▸ Task to carry out
Collect each line containing "this".

____ Data shown

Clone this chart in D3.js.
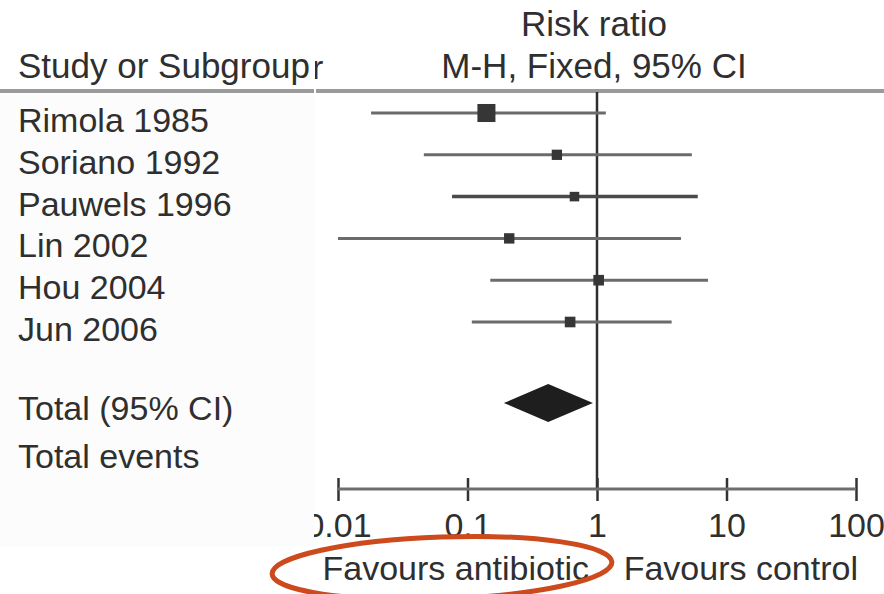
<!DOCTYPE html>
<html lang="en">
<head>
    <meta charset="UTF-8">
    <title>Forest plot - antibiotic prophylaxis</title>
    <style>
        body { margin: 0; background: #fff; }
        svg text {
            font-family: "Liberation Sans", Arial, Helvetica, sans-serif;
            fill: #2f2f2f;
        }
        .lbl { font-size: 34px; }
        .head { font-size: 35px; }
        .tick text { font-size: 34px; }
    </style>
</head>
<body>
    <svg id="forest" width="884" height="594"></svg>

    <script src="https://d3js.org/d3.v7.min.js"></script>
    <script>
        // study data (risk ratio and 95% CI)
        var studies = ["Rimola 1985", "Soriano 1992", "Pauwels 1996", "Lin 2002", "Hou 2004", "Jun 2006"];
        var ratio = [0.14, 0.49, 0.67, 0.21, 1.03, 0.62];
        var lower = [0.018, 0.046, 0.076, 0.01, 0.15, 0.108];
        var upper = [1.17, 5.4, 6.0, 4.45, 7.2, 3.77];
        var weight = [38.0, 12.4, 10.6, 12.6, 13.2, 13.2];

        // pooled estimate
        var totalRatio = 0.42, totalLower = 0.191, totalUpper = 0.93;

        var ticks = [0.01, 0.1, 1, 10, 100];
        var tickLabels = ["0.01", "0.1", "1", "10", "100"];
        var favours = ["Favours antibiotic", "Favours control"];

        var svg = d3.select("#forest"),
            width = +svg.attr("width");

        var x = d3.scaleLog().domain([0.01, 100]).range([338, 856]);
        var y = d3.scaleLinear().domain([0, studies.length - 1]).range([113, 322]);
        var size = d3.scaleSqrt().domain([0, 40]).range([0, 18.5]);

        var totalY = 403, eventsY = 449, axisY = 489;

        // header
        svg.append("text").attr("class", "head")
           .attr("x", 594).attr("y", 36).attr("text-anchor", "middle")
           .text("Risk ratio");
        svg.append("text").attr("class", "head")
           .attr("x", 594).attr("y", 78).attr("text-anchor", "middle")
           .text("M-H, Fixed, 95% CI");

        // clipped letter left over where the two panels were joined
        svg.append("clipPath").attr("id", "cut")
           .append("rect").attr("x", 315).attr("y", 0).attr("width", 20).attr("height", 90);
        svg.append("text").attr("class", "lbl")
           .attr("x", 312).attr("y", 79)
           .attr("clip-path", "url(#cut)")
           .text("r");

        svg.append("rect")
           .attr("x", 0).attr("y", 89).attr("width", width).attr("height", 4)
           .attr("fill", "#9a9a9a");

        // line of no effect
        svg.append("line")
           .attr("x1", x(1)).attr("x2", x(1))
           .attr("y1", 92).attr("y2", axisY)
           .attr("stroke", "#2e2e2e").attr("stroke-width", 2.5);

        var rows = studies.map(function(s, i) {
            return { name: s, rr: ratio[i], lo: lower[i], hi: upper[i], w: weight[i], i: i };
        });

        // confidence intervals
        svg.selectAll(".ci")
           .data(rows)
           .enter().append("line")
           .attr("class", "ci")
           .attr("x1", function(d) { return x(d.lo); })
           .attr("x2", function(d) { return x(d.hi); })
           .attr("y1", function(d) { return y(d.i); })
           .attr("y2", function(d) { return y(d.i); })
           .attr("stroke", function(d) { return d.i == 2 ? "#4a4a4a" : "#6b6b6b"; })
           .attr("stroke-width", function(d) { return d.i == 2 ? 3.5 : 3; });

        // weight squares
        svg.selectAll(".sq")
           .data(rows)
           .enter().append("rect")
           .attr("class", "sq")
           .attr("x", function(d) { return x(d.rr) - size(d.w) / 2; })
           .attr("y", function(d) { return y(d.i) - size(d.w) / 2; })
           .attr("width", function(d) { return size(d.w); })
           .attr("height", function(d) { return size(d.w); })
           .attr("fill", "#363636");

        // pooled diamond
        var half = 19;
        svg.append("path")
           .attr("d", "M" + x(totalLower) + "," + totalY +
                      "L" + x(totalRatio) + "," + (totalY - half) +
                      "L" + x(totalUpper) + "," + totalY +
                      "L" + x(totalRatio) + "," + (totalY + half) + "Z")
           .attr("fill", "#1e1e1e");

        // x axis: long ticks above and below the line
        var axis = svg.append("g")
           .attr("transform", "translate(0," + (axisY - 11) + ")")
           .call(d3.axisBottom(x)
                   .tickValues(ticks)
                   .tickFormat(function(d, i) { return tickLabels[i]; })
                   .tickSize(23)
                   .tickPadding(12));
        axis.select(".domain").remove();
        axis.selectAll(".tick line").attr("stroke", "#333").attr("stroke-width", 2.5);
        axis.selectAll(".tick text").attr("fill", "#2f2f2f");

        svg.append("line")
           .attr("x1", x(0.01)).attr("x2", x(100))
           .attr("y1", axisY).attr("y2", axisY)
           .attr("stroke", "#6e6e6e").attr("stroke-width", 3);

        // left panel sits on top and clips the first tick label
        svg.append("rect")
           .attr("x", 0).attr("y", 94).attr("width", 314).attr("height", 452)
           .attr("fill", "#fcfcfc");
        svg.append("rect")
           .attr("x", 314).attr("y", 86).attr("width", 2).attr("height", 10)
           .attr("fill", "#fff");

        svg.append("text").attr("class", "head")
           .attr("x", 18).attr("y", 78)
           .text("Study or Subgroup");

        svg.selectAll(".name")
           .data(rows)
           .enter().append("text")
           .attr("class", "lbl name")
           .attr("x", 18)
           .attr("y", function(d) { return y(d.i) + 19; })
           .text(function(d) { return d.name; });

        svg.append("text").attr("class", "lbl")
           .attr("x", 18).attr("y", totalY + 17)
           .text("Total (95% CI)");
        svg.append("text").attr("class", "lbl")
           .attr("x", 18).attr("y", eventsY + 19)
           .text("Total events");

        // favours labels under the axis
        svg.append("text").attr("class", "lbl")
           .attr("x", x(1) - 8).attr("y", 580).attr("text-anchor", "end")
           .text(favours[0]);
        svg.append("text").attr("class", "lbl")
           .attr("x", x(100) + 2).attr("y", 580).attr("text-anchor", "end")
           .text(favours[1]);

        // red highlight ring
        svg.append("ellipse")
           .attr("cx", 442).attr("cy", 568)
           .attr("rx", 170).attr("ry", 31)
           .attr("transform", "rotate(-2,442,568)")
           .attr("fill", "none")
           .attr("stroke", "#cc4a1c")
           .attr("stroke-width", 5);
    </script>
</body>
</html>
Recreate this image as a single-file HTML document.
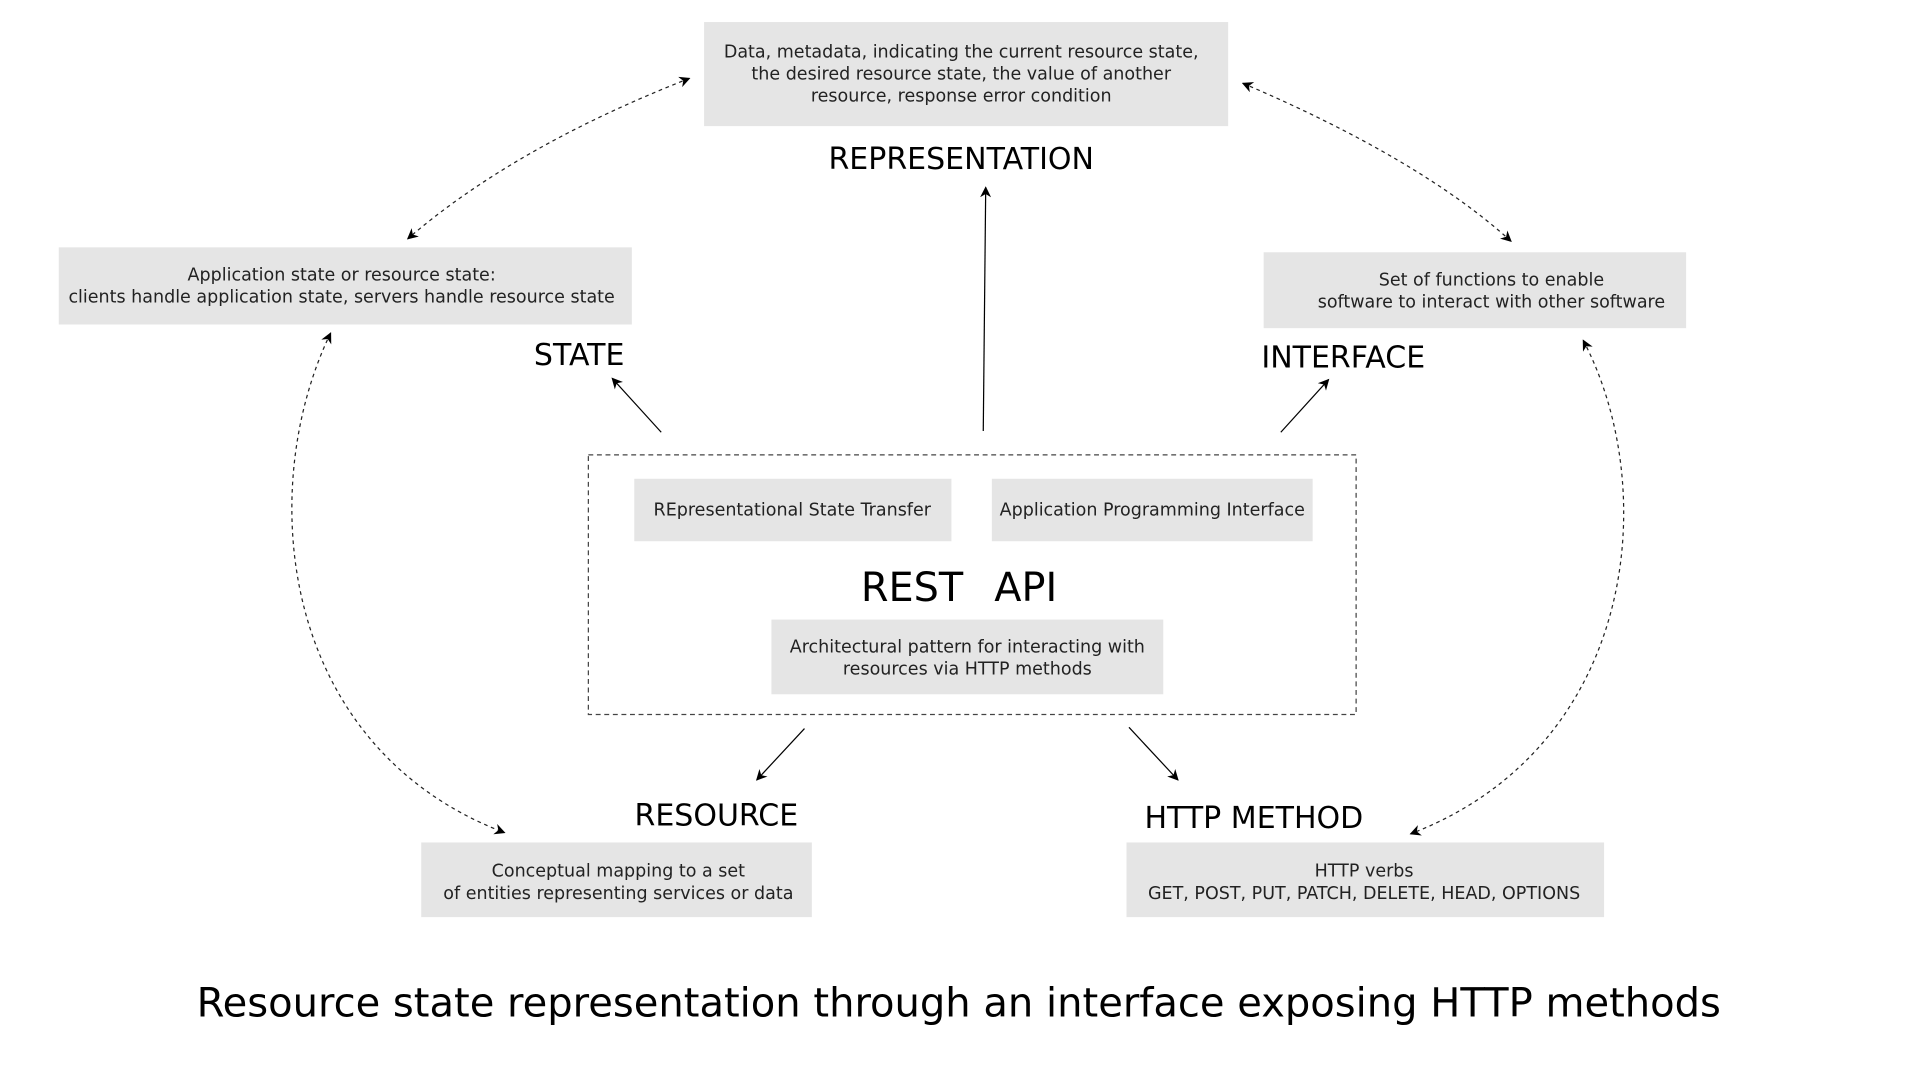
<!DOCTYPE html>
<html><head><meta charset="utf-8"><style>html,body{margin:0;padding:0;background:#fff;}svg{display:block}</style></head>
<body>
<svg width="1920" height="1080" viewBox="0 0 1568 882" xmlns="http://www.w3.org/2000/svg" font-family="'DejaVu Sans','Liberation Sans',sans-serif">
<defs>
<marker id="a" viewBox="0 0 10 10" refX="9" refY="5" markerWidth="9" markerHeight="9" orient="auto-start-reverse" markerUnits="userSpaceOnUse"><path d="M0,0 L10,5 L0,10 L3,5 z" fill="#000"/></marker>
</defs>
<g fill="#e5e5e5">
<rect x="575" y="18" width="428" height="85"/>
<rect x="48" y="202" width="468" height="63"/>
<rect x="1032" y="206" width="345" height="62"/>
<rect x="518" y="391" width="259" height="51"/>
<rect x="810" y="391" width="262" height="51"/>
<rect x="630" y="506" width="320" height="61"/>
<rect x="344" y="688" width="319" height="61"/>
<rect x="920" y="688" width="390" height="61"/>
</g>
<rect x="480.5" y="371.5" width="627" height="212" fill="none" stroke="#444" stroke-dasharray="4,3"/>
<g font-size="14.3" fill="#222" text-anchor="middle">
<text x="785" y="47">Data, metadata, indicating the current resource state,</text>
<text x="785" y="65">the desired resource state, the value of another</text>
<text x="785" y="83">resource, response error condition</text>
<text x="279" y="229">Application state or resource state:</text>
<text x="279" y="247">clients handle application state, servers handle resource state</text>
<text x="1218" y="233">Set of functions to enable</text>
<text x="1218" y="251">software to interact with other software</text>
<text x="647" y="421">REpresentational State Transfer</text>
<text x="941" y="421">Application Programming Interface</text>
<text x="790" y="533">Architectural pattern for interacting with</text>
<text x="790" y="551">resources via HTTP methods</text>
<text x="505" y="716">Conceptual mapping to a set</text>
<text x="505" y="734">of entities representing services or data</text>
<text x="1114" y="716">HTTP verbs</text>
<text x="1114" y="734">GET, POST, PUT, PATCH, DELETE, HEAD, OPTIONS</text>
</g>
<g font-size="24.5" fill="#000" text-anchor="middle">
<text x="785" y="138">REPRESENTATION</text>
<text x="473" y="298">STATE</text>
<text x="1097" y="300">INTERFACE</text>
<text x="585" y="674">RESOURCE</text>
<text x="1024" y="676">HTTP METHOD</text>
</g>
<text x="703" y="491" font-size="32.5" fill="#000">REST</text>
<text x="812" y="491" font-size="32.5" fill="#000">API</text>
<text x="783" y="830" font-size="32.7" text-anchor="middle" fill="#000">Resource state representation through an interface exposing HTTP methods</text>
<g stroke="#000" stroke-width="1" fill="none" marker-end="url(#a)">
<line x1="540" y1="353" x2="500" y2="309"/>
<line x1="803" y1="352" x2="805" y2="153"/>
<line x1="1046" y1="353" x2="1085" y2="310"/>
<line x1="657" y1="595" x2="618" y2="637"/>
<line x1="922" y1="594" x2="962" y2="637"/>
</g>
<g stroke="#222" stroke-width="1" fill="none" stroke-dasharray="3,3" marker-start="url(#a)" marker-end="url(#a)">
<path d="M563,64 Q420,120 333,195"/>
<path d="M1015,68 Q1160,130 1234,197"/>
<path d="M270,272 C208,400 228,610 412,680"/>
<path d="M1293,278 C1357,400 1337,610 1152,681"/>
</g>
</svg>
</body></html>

________

▸ Final answer
Clone this chart in D3.js.
Recreate this image as a single-file HTML document.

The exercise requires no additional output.